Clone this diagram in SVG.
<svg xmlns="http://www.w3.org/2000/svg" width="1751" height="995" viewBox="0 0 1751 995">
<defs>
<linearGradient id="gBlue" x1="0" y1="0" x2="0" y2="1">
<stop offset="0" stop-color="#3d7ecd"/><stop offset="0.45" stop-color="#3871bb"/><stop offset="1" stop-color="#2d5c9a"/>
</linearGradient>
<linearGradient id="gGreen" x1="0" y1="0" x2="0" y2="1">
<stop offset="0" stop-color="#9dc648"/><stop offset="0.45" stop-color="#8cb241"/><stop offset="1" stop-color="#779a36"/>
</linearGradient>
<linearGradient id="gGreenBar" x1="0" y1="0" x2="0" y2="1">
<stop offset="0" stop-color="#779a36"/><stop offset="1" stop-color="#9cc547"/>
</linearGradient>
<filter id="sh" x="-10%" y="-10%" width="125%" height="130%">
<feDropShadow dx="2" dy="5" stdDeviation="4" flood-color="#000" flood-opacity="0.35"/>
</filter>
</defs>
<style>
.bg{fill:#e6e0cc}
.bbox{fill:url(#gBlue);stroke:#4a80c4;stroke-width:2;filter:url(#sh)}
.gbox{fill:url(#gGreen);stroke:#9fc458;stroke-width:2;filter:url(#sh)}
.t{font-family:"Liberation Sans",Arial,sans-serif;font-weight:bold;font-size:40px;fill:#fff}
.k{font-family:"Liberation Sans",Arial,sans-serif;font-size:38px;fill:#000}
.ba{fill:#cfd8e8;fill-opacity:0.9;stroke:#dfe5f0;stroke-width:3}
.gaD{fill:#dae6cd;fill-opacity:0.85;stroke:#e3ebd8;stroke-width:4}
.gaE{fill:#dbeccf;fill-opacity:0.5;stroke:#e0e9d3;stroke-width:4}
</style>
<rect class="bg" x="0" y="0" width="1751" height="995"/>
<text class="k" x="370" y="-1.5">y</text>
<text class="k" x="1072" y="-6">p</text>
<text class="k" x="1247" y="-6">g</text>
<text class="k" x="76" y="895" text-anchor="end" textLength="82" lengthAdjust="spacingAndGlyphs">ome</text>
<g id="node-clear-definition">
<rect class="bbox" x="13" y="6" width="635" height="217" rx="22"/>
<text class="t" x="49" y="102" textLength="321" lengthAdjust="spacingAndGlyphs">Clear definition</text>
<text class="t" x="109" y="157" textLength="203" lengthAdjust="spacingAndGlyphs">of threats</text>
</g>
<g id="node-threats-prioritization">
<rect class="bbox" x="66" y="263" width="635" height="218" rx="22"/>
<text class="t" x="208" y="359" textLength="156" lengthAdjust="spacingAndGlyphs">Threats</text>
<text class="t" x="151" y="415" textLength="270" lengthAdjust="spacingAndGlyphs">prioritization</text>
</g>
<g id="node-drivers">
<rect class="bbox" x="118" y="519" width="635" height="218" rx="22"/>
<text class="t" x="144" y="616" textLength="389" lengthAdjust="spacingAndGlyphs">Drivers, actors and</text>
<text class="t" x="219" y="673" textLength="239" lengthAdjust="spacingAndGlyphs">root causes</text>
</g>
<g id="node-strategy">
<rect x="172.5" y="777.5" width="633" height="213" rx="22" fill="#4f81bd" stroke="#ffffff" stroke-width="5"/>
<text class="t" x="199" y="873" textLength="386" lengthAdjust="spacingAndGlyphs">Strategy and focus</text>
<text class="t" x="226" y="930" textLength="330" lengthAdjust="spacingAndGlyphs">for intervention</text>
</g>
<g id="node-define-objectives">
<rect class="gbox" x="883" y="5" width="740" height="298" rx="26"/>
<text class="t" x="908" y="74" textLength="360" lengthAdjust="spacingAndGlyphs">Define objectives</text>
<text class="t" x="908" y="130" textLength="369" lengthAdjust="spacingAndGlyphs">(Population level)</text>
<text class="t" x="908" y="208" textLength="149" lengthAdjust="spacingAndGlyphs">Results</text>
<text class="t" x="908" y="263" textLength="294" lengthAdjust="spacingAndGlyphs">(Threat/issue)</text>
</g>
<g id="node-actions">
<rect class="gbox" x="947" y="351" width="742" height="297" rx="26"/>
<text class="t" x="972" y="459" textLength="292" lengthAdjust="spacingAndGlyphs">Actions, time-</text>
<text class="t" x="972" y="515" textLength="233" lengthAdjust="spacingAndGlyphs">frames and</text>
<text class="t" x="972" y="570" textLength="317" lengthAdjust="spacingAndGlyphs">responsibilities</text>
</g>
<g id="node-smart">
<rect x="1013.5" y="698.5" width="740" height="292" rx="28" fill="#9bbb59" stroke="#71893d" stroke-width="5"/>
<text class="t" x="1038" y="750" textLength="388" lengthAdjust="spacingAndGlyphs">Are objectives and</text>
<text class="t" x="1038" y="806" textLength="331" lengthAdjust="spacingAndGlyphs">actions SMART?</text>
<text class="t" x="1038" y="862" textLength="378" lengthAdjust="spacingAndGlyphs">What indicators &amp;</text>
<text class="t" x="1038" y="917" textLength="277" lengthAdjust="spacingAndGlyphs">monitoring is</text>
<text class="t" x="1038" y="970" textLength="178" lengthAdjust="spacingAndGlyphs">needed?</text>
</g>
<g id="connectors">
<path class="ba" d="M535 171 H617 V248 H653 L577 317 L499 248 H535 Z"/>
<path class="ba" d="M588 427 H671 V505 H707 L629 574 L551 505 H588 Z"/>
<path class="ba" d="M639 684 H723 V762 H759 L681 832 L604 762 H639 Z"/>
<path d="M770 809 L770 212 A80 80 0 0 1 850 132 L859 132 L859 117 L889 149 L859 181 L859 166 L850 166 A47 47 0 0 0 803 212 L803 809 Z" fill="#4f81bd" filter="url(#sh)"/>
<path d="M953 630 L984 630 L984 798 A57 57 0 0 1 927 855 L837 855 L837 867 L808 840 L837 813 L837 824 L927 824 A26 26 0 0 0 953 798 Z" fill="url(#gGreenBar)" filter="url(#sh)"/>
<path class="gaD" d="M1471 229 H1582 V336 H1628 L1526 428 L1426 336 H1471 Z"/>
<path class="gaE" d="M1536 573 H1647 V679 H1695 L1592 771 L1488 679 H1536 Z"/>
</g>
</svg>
▬▬▬▬▬▬▬▬▬▬
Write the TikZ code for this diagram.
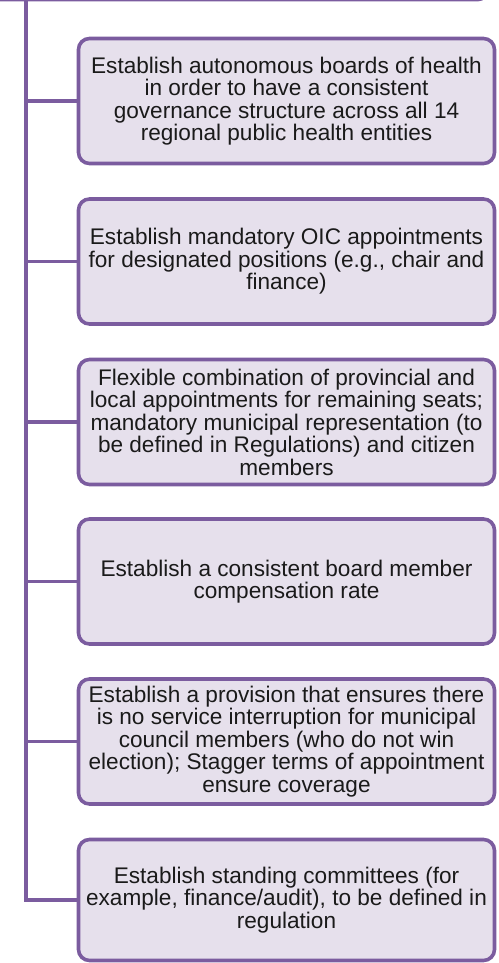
▬▬▬▬▬▬▬▬▬▬
SET TASK: Search the data for "this" and list every line in which it occurs.

EXERCISE OUTPUT:
Clone this diagram in SVG.
Write the TikZ code for this diagram.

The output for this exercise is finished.